Thursday, May 24, 2007

Blugga blah blah

Good day. Things are continuing to go along and slow down... I even had two days off last week to 'recover' from our trip and I'm still really burnt out. I don't know what it is, but I've been feeling down the past few days. It's probably just the after wedding blues. We had a wedding present opening party at my parents a few weeks ago and we still have a whole lot of cards to open...I just haven't felt like it. We're still on different schedules and I'd like to open the cards together. This past weekend we had a chance but all I did was clean and...shit, I don't even KNOW where most of the weekend went! Then there's the thank you cards. I finally got some earlier this week and have started writing the ones I need to send to all the wonderful vendors who made the day run so smoothly. And then it's on to all the family and friends, who I really appreciate but right now wish they didn't exist.

*sigh*

Another thing that's bothering me is that I feel like we're still in a bit of limbo. I want to MOVE so we can use all of our new stuff. We've got a nice oak kitchen table that my parents gave to us...it's in Rons moms garage. We've got other things that my parents are holding on for us, too. A couch from my grandparents, an antique rocking chair, a refridgerator, a hope chest... We brought home a few of our gifts, but couldn't possibly fit the bulk of them. If the clutter in the house was bad BEFORE the wedding, it's so much worse now. I feel like the walls are closing in. There's nowhere to PUT anything! Not even the mail! I'm trying not to think about it, but there's so much to do before we can move. Are we going to buy or rent? Where? We need to start looking into loans and credit checks and all that bullshit... Then there's Rons storage lockers. TWO of them. FULL. Arughthghghtgh...

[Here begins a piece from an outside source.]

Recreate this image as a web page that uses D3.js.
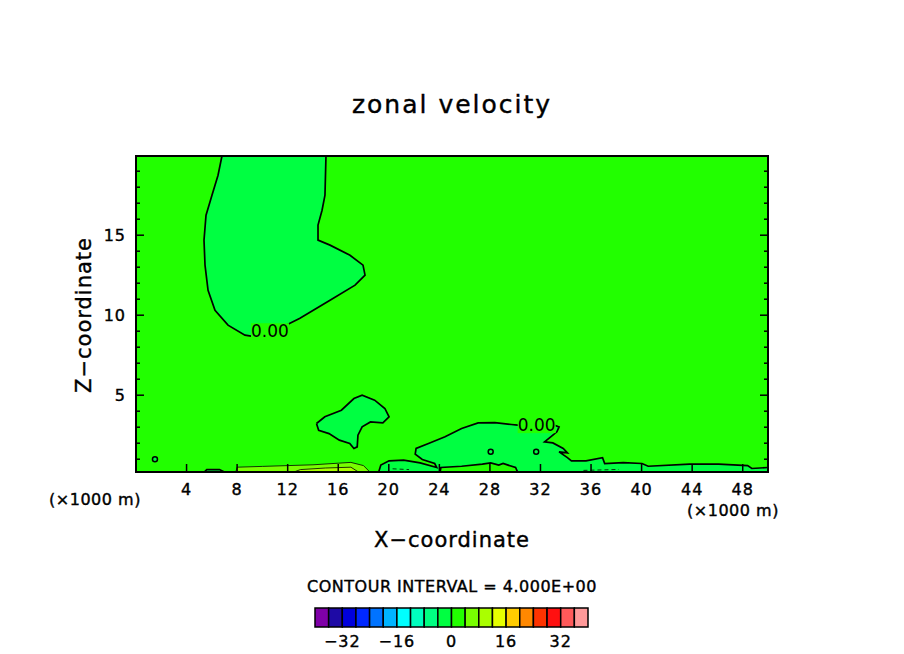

Then there's Ron and his moods. I couldn't seem to do anything right last week. He says I have to think things through before I do them. I understand what he means because I am a total space cadet sometimes...but it's only made worse when it's pointed out to me. Then I just get all nervous. And pissed at him. Which has subsided some because he's been all lovely and nice this week. I actually asked him when he called a little while ago, why such a big mood swing? His answer? Because he's trying harder not to be depressed. How sweet. Thanks, hon. I know he's told me a million times that it's not me and I shouldn't be hurt by it. I know I can't be the sole reason for his happiness. He's not mine, but he does have a lot to do with it! It's just that he seems to expect an awful lot from me. And it sucks that he's so unhappy with his life. I don't understand it. So what if he's not where he wants to be right now. We'll get there eventually. And if we don't? Who gives a shit! We have to be happy with what we have. We really need to take some time when we both have the day off to talk. I can't push this stuff away, we need to clarify a few things...especially the division of labor. I need more help around that cluttered mess.

Okay, I'm done whining. I really don't feel like working. Again. Bye bye for now.